65f02 wrote:
Probably a software emulation could sync its external bus cycles to Phi0 quite easily. As long as you operate from fast internal RAM, you don't care about Phi0/Phi2 anyway. When you encounter an address which requires an external bus cycle, you have all the time (and processing power) you need to wait for the next Phi0 clock edge and synchronize the bus cycle with that.
Yep, in fact there is enough time to put the CPU to sleep and wake on the edge interrupt. This reduces power consumption, but's only about 60mA max for the entire board when never sleeping. So, power consumption is not a concern.
65f02 wrote:
Cycle-correct execution is an aspect I had been wondering about. Arlet's FPGA core does use the correct number of instruction cycles, which could be considered a "luxury" when operating in fast, internal mode. (Although the byte-wide memory organization inside the FPGA makes it difficult to go much faster anyway.) But for executing timed code, it is of course important to get the cycle count right.

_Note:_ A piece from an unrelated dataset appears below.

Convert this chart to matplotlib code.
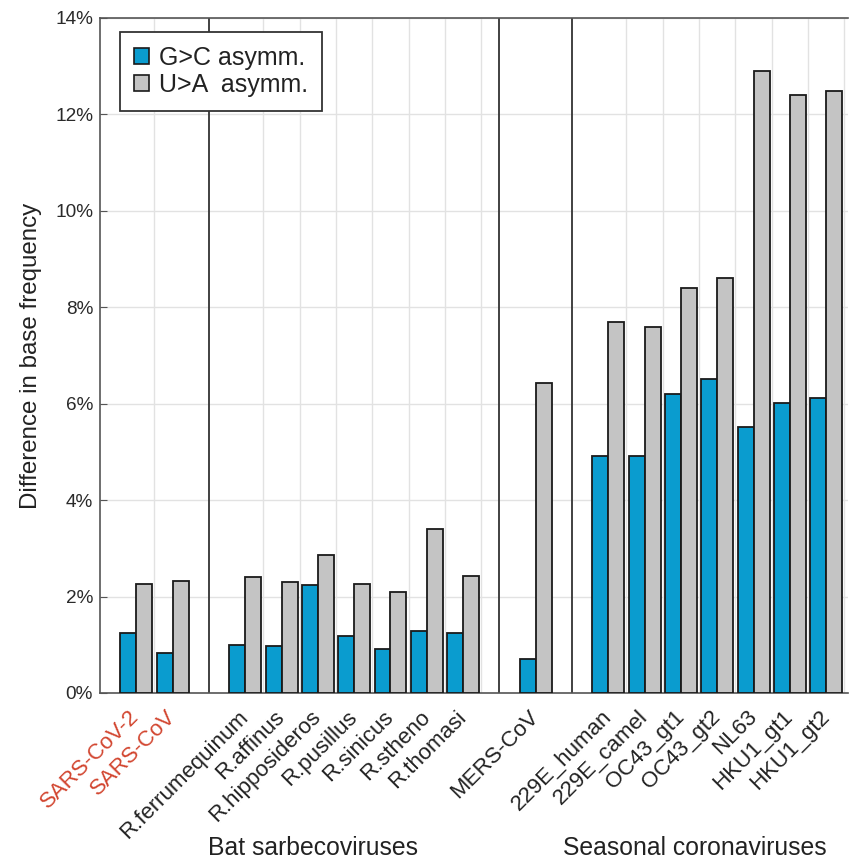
import matplotlib
matplotlib.use("Agg")
from matplotlib import pyplot as plt
from matplotlib.patches import Patch
import numpy as np

plt.rcParams['font.family'] = ['Liberation Sans', 'DejaVu Sans']

# virus groups, in plotting order
sars = ["SARS-CoV-2", "SARS-CoV"]
bats = ["R.ferrumequinum", "R.affinus", "R.hipposideros", "R.pusillus",
        "R.sinicus", "R.stheno", "R.thomasi"]
mers = ["MERS-CoV"]
seasonal = ["229E_human", "229E_camel", "OC43_gt1", "OC43_gt2",
            "NL63", "HKU1_gt1", "HKU1_gt2"]

# asymmetries in %, same order as above
gc_asym = [1.25, 0.83,
           0.99, 0.98, 2.24, 1.19, 0.92, 1.28, 1.25,
           0.70,
           4.91, 4.91, 6.21, 6.51, 5.51, 6.02, 6.12]
ua_asym = [2.26, 2.33,
           2.40, 2.30, 2.86, 2.26, 2.10, 3.41, 2.43,
           6.42,
           7.70, 7.60, 8.40, 8.60, 12.89, 12.40, 12.49]

blue = '#0a9ccf'
grey = '#c4c4c4'
red = '#d2452f'

# one empty slot between groups, used for the separator line
groups = [sars, bats, mers, seasonal]
names, xpos, seps, group_x = [], [], [], []
pos = 1
for i, g in enumerate(groups):
    if i > 0:
        seps.append(pos)
        pos += 1
    gx = []
    for name in g:
        names.append(name)
        xpos.append(pos)
        gx.append(pos)
        pos += 1
    group_x.append(gx)
xpos = np.array(xpos)

fig = plt.figure(figsize=(8.49, 8.63), dpi=100)
ax = fig.add_axes([0.1178, 0.197, 0.881, 0.7822])

w = 0.44
ax.bar(xpos - w / 2, gc_asym, w, color=blue, edgecolor='#1a1a1a', linewidth=1.3, zorder=3)
ax.bar(xpos + w / 2, ua_asym, w, color=grey, edgecolor='#1a1a1a', linewidth=1.3, zorder=3)

# light vertical grid between the bar pairs
grid_x = [xpos[0] + 0.5] + [p + 0.5 for p in group_x[1] + group_x[3]]
for gx in grid_x:
    ax.axvline(gx, color='#e2e2e2', linewidth=1.0, zorder=0)
for s in seps:
    ax.axvline(s, color='#333333', linewidth=1.3, zorder=2)

ax.set_xlim(0, 20.6)
ax.set_ylim(0, 14)
ax.set_yticks(np.arange(0, 15, 2))
ax.set_yticklabels([f'{v}%' for v in range(0, 15, 2)], fontsize=13.7, color='#2a2a2a')
ax.yaxis.grid(True, color='#e2e2e2', linewidth=1.0, zorder=0)
ax.set_axisbelow(True)
ax.tick_params(axis='y', direction='in', length=5, color='#555555', pad=5)
ax.tick_params(axis='x', length=0, pad=15)

ax.set_xticks(xpos)
ax.set_xticklabels(names, rotation=45, ha='right', va='center',
                   rotation_mode='anchor', fontsize=16, color='#222222')
for lbl in ax.get_xticklabels():
    if lbl.get_text() in sars:
        lbl.set_color(red)

for side in ['left', 'bottom', 'top']:
    ax.spines[side].set_color('#555555')
    ax.spines[side].set_linewidth(1.2)
ax.spines['right'].set_visible(False)

ax.set_ylabel('Difference in base frequency', fontsize=17.4, color='#222222')
ax.yaxis.set_label_coords(-0.078, 0.5)

handles = [Patch(facecolor=blue, edgecolor='#1a1a1a', linewidth=1.2),
           Patch(facecolor=grey, edgecolor='#1a1a1a', linewidth=1.2)]
leg = ax.legend(handles, ['G>C asymm.', 'U>A  asymm.'], loc='upper left',
                bbox_to_anchor=(0.027, 0.979), borderaxespad=0, fontsize=18,
                handlelength=0.6, handleheight=0.6, handletextpad=0.4,
                labelspacing=0.12, borderpad=0.55, fancybox=False, framealpha=1)
leg.get_frame().set_edgecolor('#333333')
leg.get_frame().set_linewidth(1.3)
for t in leg.get_texts():
    t.set_color('#222222')

fig.text(313 / 849, 0.0093, 'Bat sarbecoviruses', ha='center', va='baseline',
         fontsize=17.8, color='#222222')
fig.text(695 / 849, 0.0093, 'Seasonal coronaviruses', ha='center', va='baseline',
         fontsize=17.8, color='#222222')

fig.savefig('out.png', dpi=100)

The Apple II, which is close to my heart, is probably one of the worst offenders there, with its low-level disk routines based on cycle counting... So I am glad that I got cycle-exact execution "for free" from Arlet!
I am working on the Apple II right now. I am aware of how critical the cycle timing is for the disk drive. I worked at Central Point Software, writing the last version of Copy II 64/128, but I also worked on the ROM code for the Laser 128 there as well as the Option Board project. I got quite a history lesson from Mike Brown (owner of CPS and author of Copy ][+) on the disk drives.

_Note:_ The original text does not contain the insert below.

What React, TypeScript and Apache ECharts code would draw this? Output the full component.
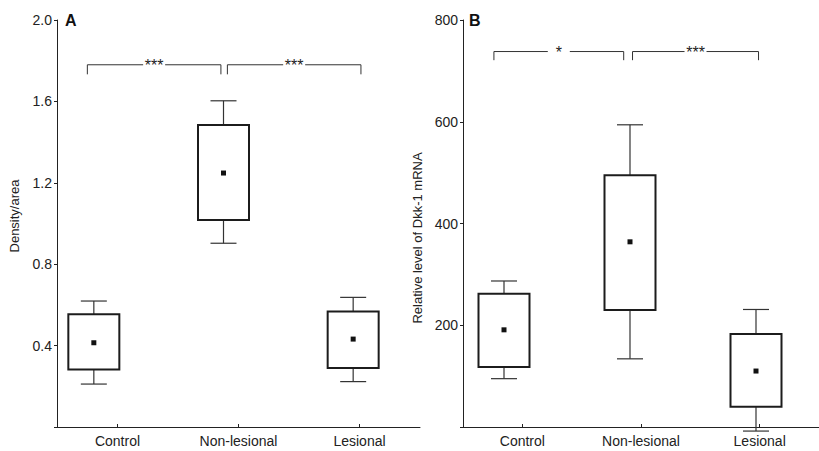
import React, { useEffect, useRef } from 'react';
import * as echarts from 'echarts';

const categories = ['Control', 'Non-lesional', 'Lesional'];

// Panel A: Density/area
const densityMin = [0.211, 0.903, 0.223];
const densityQ1 = [0.282, 1.017, 0.29];
const densityMedian = [0.414, 1.248, 0.432];
const densityQ3 = [0.554, 1.484, 0.567];
const densityMax = [0.619, 1.603, 0.637];

// Panel B: Relative level of Dkk-1 mRNA
const mrnaMin = [95, 134, -8];
const mrnaQ1 = [118, 230, 40];
const mrnaMedian = [191, 364, 110];
const mrnaQ3 = [262, 495, 183];
const mrnaMax = [287, 594, 231];

// significance brackets: [from, to, dropEnd, line level]
const densityBrackets = [
  [-0.05, 0.98, 1.733, 1.78],
  [1.03, 2.06, 1.733, 1.78],
];
const densityStars = ['***', '***'];
const mrnaBrackets = [
  [-0.08, 0.95, 721, 738],
  [1.02, 2.02, 721, 738],
];
const mrnaStars = ['*', '***'];

const FONT = 'Liberation Sans, Arial, Helvetica, sans-serif';
const INK = '#222';

function boxRender(params: any, api: any) {
  const x = api.value(0);
  const cx = api.coord([x, api.value(1)])[0];
  const yMin = api.coord([x, api.value(1)])[1];
  const yQ1 = api.coord([x, api.value(2)])[1];
  const yMed = api.coord([x, api.value(3)])[1];
  const yQ3 = api.coord([x, api.value(4)])[1];
  const yMax = api.coord([x, api.value(5)])[1];
  const bw = 51;
  const cw = 26;
  const wStyle = { stroke: '#333', lineWidth: 1.2 };
  return {
    type: 'group',
    children: [
      { type: 'line', shape: { x1: cx, y1: yMax, x2: cx, y2: yQ3 }, style: wStyle },
      { type: 'line', shape: { x1: cx, y1: yQ1, x2: cx, y2: yMin }, style: wStyle },
      { type: 'line', shape: { x1: cx - cw / 2, y1: yMax, x2: cx + cw / 2, y2: yMax }, style: wStyle },
      { type: 'line', shape: { x1: cx - cw / 2, y1: yMin, x2: cx + cw / 2, y2: yMin }, style: wStyle },
      {
        type: 'rect',
        shape: { x: cx - bw / 2, y: yQ3, width: bw, height: yQ1 - yQ3 },
        style: { fill: '#fff', stroke: '#1c1c1c', lineWidth: 2 },
      },
      {
        type: 'rect',
        shape: { x: cx - 2.5, y: yMed - 2.5, width: 5, height: 5 },
        style: { fill: '#111' },
      },
    ],
  };
}

function bracketRender(labels: string[]) {
  return (params: any, api: any) => {
    const p1 = api.coord([api.value(0), api.value(3)]);
    const p2 = api.coord([api.value(1), api.value(2)]);
    const x1 = p1[0];
    const yLine = p1[1];
    const x2 = p2[0];
    const yDrop = p2[1];
    const mid = (x1 + x2) / 2;
    const gap = 11;
    const ls = { stroke: '#333', lineWidth: 1, fill: 'none' };
    return {
      type: 'group',
      children: [
        { type: 'polyline', shape: { points: [[x1, yDrop], [x1, yLine], [mid - gap, yLine]] }, style: ls },
        { type: 'polyline', shape: { points: [[mid + gap, yLine], [x2, yLine], [x2, yDrop]] }, style: ls },
        {
          type: 'text',
          x: mid,
          y: yLine + 1,
          style: {
            text: labels[params.dataIndex],
            fill: '#222',
            fontSize: 16,
            fontFamily: FONT,
            align: 'center',
            verticalAlign: 'middle',
          },
        },
      ],
    };
  };
}

function catAxis(gridIndex: number) {
  return {
    type: 'category',
    gridIndex,
    data: categories,
    boundaryGap: true,
    axisLine: { show: true, lineStyle: { color: INK, width: 1 } },
    axisTick: { show: true, inside: true, length: 3, alignWithLabel: true, lineStyle: { color: INK } },
    axisLabel: { color: INK, fontSize: 14, fontFamily: FONT, margin: 7 },
    splitLine: { show: false },
  };
}

function hiddenX(gridIndex: number) {
  return { type: 'value', gridIndex, min: -0.5, max: 2.5, show: false };
}

export default function App() {
  const ref = useRef<HTMLDivElement>(null);
  useEffect(() => {
    if (!ref.current) return;
    const chart = echarts.init(ref.current, null, { renderer: 'svg' });
    const densityData = categories.map((_, i) => [
      i, densityMin[i], densityQ1[i], densityMedian[i], densityQ3[i], densityMax[i],
    ]);
    const mrnaData = categories.map((_, i) => [
      i, mrnaMin[i], mrnaQ1[i], mrnaMedian[i], mrnaQ3[i], mrnaMax[i],
    ]);
    chart.setOption({
      animation: false,
      backgroundColor: '#fff',
      color: ['#222'],
      textStyle: { fontFamily: FONT },
      grid: [
        { left: 57, top: 20, width: 363, bottom: 24 },
        { left: 29, top: 20, width: 389, bottom: 24 },
        { left: 463, top: 20, width: 363, bottom: 24 },
        { left: 441, top: 20, width: 389, bottom: 24 },
      ],
      xAxis: [catAxis(0), hiddenX(1), catAxis(2), hiddenX(3)],
      yAxis: [
        {
          type: 'value',
          gridIndex: 0,
          min: 0,
          max: 2,
          interval: 0.4,
          axisLine: { show: true, lineStyle: { color: INK } },
          axisTick: { show: true, length: 3, lineStyle: { color: INK } },
          axisLabel: {
            color: INK,
            fontSize: 14,
            fontFamily: FONT,
            margin: 5,
            formatter: (v: number) => (v === 0 ? '' : v.toFixed(1)),
          },
          splitLine: { show: false },
        },
        { type: 'value', gridIndex: 1, min: 0, max: 2, show: false },
        {
          type: 'value',
          gridIndex: 2,
          min: 0,
          max: 800,
          interval: 200,
          axisLine: { show: true, lineStyle: { color: INK } },
          axisTick: { show: true, length: 3, lineStyle: { color: INK } },
          axisLabel: {
            color: INK,
            fontSize: 14,
            fontFamily: FONT,
            margin: 5,
            formatter: (v: number) => (v === 0 ? '' : String(v)),
          },
          splitLine: { show: false },
        },
        { type: 'value', gridIndex: 3, min: 0, max: 800, show: false },
      ],
      graphic: [
        { type: 'text', left: 65, top: 12, style: { text: 'A', fontSize: 16, fontWeight: 'bold', fill: '#111', fontFamily: FONT } },
        { type: 'text', left: 469, top: 12, style: { text: 'B', fontSize: 16, fontWeight: 'bold', fill: '#111', fontFamily: FONT } },
        {
          type: 'text',
          x: 14,
          y: 216,
          rotation: Math.PI / 2,
          style: { text: 'Density/area', fontSize: 13, fill: INK, fontFamily: FONT, align: 'center', verticalAlign: 'middle' },
        },
        {
          type: 'text',
          x: 417,
          y: 238,
          rotation: Math.PI / 2,
          style: { text: 'Relative level of Dkk-1 mRNA', fontSize: 13, fill: INK, fontFamily: FONT, align: 'center', verticalAlign: 'middle' },
        },
      ],
      series: [
        {
          type: 'custom',
          name: 'Density boxes',
          xAxisIndex: 1,
          yAxisIndex: 1,
          itemStyle: { color: '#222' },
          renderItem: boxRender,
          encode: { x: 0, y: [1, 2, 3, 4, 5] },
          data: densityData,
        },
        {
          type: 'custom',
          name: 'Density brackets',
          xAxisIndex: 1,
          yAxisIndex: 1,
          itemStyle: { color: '#222' },
          renderItem: bracketRender(densityStars),
          encode: { x: [0, 1], y: [2, 3] },
          data: densityBrackets,
        },
        {
          type: 'custom',
          name: 'mRNA boxes',
          xAxisIndex: 3,
          yAxisIndex: 3,
          itemStyle: { color: '#222' },
          renderItem: boxRender,
          encode: { x: 0, y: [1, 2, 3, 4, 5] },
          data: mrnaData,
        },
        {
          type: 'custom',
          name: 'mRNA brackets',
          xAxisIndex: 3,
          yAxisIndex: 3,
          itemStyle: { color: '#222' },
          renderItem: bracketRender(mrnaStars),
          encode: { x: [0, 1], y: [2, 3] },
          data: mrnaBrackets,
        },
      ],
    });
    return () => chart.dispose();
  }, []);
  return (
    <div
      ref={ref}
      style={{ position: 'fixed', left: 0, top: 0, width: 819, height: 451, background: '#fff' }}
    />
  );
}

Mapping $C000-$CFFF as "slow" (cycle exact) seems to work fine for stuff I have tried. I would like to have some flexibility here to have some write-through caching. That will require a CPU with more memory in order to do that. Hence the reluctant desire to change CPUs. As a simple drop-in CPU replacement with some acceleration capability, it works fine right now. You can adjust the memory map for the device you are using it with, and it is what it is. I just want it faster.
65f02 wrote:
From a "bang for the buck" perspective, the software emulators easily beat an FPGA implementation these days, given the amazing cost/performance ratio of the ARM Cortex cores. And they are probably also ahead regarding the achievable emulated clock rate, if you use a sufficiently powerful core (at the expense of somewhat higher supply current). If one wants/needs to stay very close to the original bus and instruction timing, FPGA implementations probably have an advantage.
I am not sure what the cost of ARM processors are (I should probably look). I use PIC micros. I am using a $4.56 (@100pcs) dual core 90/100MIPs 16 bit PIC micro currently. One core is not used, but I plan to use it for diagnostics (stand-up arcade machines). I want to switch to the 200MHz PIC32 which has 512K of RAM available. This would allow switching of ROMs on the fly, as well as having a large cache. I am not thrilled with MIPS assembly, and the CPU itself has some caching quirks you have to work around. For me, assembly is the only way to go as I have total control of everything. There is no mystery about delays and states.